By William Perez, About.com Guide to Tax Planning

Should the Tax Preparation Industry Be More Tightly Regulated?

Saturday June 6, 2009
Doug Shulman, the current commissioner of the Internal Revenue Service, plans to make recommendations for regulating tax preparers. Normally, a plan to make recommendations isn't by itself newsworthy. But with our tax laws in the midst of undergoing change, it does makes sense for the government to reconsider the role that tax professionals and tax software plays in our economy.

The IRS plans to hold public meetings, with schedules and agenda topics to be posted on the IRS's tax professionals page.

Current Regulations

Different types of tax professionals are subject to varying federal and state laws. Tax attorneys, certified public accountants, and enrolled agents are subject to the rules laid out in Treasury Circular 230. Among other things, these tax professionals must file and pay their taxes, must not charge unconscionable fees, and must be diligent in providing accurate tax returns. The rules also prevent a tax professional from cashing or negotiating a client's tax refund, notarizing their own tax returns, and keeping client's original documents in the case of a fee dispute.
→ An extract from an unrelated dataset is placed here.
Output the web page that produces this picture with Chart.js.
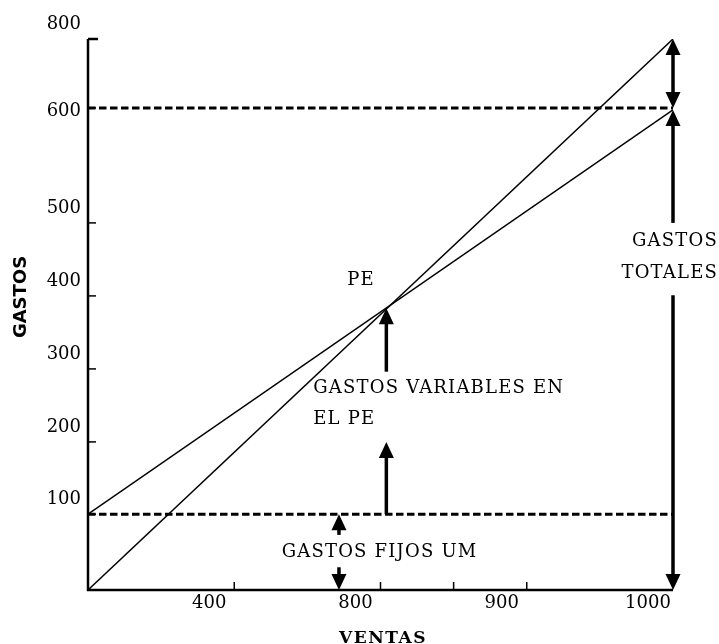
<!DOCTYPE html>
<html><head><meta charset="utf-8">
<script src="https://cdn.jsdelivr.net/npm/chart.js@4.4.0/dist/chart.umd.min.js"></script>
<style>html,body{margin:0;padding:0;background:#fff;} canvas{display:block;}</style>
</head><body>
<canvas id="c" width="719" height="644"></canvas>
<script>
// ---- data (values in the diagram's own axis units) ----
const salesRange     = [0, 1000];
const incomeLine     = [0, 800];
const totalCostLine  = [110, 697];
const fixedCostLevel = [110, 110];
const totalCostLevel = [700, 700];

const xMarkValues  = [250, 500, 625, 750];
const xLabelValues = [250, 500, 750, 1000];
const xLabelTexts  = ['400', '800', '900', '1000'];
const yTickValues  = [110, 215, 321, 427, 533, 700, 800];
const yTickLabels  = ['100', '200', '300', '400', '500', '600', '800'];

// arrows: x, from, to, head at from, head at to
const arrowX     = [1000, 1000, 1000, 510, 510, 429, 429];
const arrowFrom  = [700, 697, 428, 409, 215, 110, 33];
const arrowTo    = [800, 533, 0, 317, 110, 80, 0];
const arrowHeadFrom = [true, true, false, true, true, true, false];
const arrowHeadTo   = [true, false, true, false, false, false, true];

// text notes
const noteTexts = ['PE', 'GASTOS VARIABLES EN', 'EL PE', 'GASTOS FIJOS UM', 'GASTOS', 'TOTALES'];
const noteX     = [443, 385, 385, 331, 1077, 1077];
const noteY     = [443, 286, 241, 48, 499.5, 453];
const noteAlign = ['left', 'left', 'left', 'left', 'right', 'right'];

const xTitle = 'VENTAS';
const yTitle = 'GASTOS';

function pts(ys) { return salesRange.map((x, i) => ({x: x, y: ys[i]})); }

const SERIF = '"DejaVu Serif", serif';

const diagramPlugin = {
  id: 'diagram',
  afterDatasetsDraw(chart) {
    const ctx = chart.ctx;
    const xs = chart.scales.x, ys = chart.scales.y;
    const X = v => xs.getPixelForValue(v), Y = v => ys.getPixelForValue(v);
    ctx.save();
    ctx.fillStyle = '#000';
    ctx.strokeStyle = '#000';
    // axes
    ctx.lineWidth = 2.5;
    ctx.beginPath();
    ctx.moveTo(X(0), Y(800));
    ctx.lineTo(X(0), Y(0) + 1.2);
    ctx.moveTo(X(0) - 1.2, Y(0));
    ctx.lineTo(X(1000), Y(0));
    ctx.stroke();
    // y ticks (inside)
    yTickValues.forEach((v, i) => {
      const len = (v === 800) ? 10 : 8;
      ctx.lineWidth = (v === 800) ? 2.5 : 1.5;
      ctx.beginPath();
      ctx.moveTo(X(0), Y(v));
      ctx.lineTo(X(0) + len, Y(v));
      ctx.stroke();
    });
    // x ticks (inside)
    ctx.lineWidth = 1.5;
    xMarkValues.forEach(v => {
      ctx.beginPath();
      ctx.moveTo(X(v), Y(0));
      ctx.lineTo(X(v), Y(0) - 8);
      ctx.stroke();
    });
    // tick labels
    ctx.font = '18px ' + SERIF;
    ctx.textBaseline = 'alphabetic';
    ctx.textAlign = 'right';
    yTickLabels.forEach((t, i) => {
      const py = Y(yTickValues[i]);
      const base = (t === '600') ? py + 8 : py - 10;
      ctx.fillText(t, X(0) - 7, base);
    });
    ctx.textAlign = 'center';
    xLabelTexts.forEach((t, i) => {
      ctx.fillText(t, X(xLabelValues[i]) - 25, Y(0) + 18);
    });
    // arrows
    const HL = 16, HW = 7.5;
    arrowX.forEach((xv, i) => {
      const px = X(xv);
      let a = Y(arrowFrom[i]), b = Y(arrowTo[i]);
      let sa = a, sb = b;
      const dA = Math.sign(a - b), dB = Math.sign(b - a);
      if (arrowHeadFrom[i]) sa = a - dA * (HL - 2);
      if (arrowHeadTo[i]) sb = b - dB * (HL - 2);
      ctx.lineWidth = 3.5;
      ctx.beginPath();
      ctx.moveTo(px, sa); ctx.lineTo(px, sb);
      ctx.stroke();
      const head = (tip, d) => {
        ctx.beginPath();
        ctx.moveTo(px, tip);
        ctx.lineTo(px - HW, tip - d * HL);
        ctx.lineTo(px + HW, tip - d * HL);
        ctx.closePath();
        ctx.fill();
      };
      if (arrowHeadFrom[i]) head(a, dA);
      if (arrowHeadTo[i]) head(b, dB);
    });
    // notes
    ctx.font = '18px ' + SERIF;
    if ('letterSpacing' in ctx) ctx.letterSpacing = '1.2px';
    noteTexts.forEach((t, i) => {
      ctx.textAlign = noteAlign[i];
      ctx.fillText(t, X(noteX[i]), Y(noteY[i]));
    });
    // axis titles
    if ('letterSpacing' in ctx) ctx.letterSpacing = '1.5px';
    ctx.font = 'bold 17px ' + SERIF;
    ctx.textAlign = 'center';
    ctx.fillText(xTitle, 383, 644 - 1);
    ctx.restore();
    ctx.save();
    if ('letterSpacing' in ctx) ctx.letterSpacing = '0px';
    ctx.font = 'bold 18px "DejaVu Sans", sans-serif';
    ctx.translate(26, 297);
    ctx.rotate(-Math.PI / 2);
    ctx.textAlign = 'center';
    ctx.textBaseline = 'alphabetic';
    ctx.fillText(yTitle, 0, 0);
    ctx.restore();
  }
};

const lineStyle = {borderColor: '#000', pointRadius: 0, fill: false, tension: 0, showLine: true};

new Chart(document.getElementById('c'), {
  type: 'scatter',
  data: {
    datasets: [
      Object.assign({label: 'Ventas', data: pts(incomeLine), borderWidth: 1.5}, lineStyle),
      Object.assign({label: 'Gastos totales', data: pts(totalCostLine), borderWidth: 1.5}, lineStyle),
      Object.assign({label: 'Gastos fijos', data: pts(fixedCostLevel), borderWidth: 3, borderDash: [7.5, 3.5]}, lineStyle),
      Object.assign({label: 'Nivel 600', data: pts(totalCostLevel), borderWidth: 3, borderDash: [7.5, 3.5]}, lineStyle)
    ]
  },
  options: {
    responsive: false,
    devicePixelRatio: 1,
    animation: false,
    layout: {padding: {left: 88, right: 46, top: 39, bottom: 54}},
    plugins: {legend: {display: false}, tooltip: {enabled: false}},
    scales: {
      x: {type: 'linear', min: 0, max: 1000, display: false},
      y: {type: 'linear', min: 0, max: 800, display: false}
    }
  },
  plugins: [diagramPlugin]
});
</script>
</body></html>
Attorneys and certified public accountants are also subject to regulations in the state or states where they are registered.

Other tax preparers who do not have one of these professional licenses may be subject to state laws. California and Oregon require tax preparers to be trained and licensed before they can provide services for a fee. Maryland will require tax preparers to be licensed by June 2010.

Do We Need More Regulations?

The IRS seems to think so. "At the end the day, tax preparers and the associated industry must be part of our overall game plan to strengthen the integrity of the tax system," said Commissioner Shulman. An August 2008 report by the Government Accountability Office would seem to support the need for greater regulation. The GAO compared tax returns from Oregon to the rest of the nation, and found that "the average Oregon return required approximately $250 less of a change in tax liability [upon audit] than the average return in the rest of the country."

Preparing accurate returns is not the only problem that tax professionals and our legislators face. Regulations, if adopted, should clearly define what tax preparers are -- and are not -- responsible for. Consider the following situations:

  • Who should pay penalties when a tax return has a mistake?
  • Where will complains against tax preparers be lodged?
  • Could taxpayers verify a tax preparer's license on the IRS Web site?
  • Should tax preparers be prevented from selling tax refund loans? Or investments? Or other financial services?
  • Should tax software be tested to ensure it's compliant with the tax laws?
  • Should the people who develop tax software be licensed too?
  • What types of tax professionals should be allowed to represent clients in an audit?
  • Should we continue to allow states to issue their own regulations, or do we really need the feds to step in?
What's your opinion? Should all tax preparers be licensed? Or is there a better way to handle unprofessional preparers?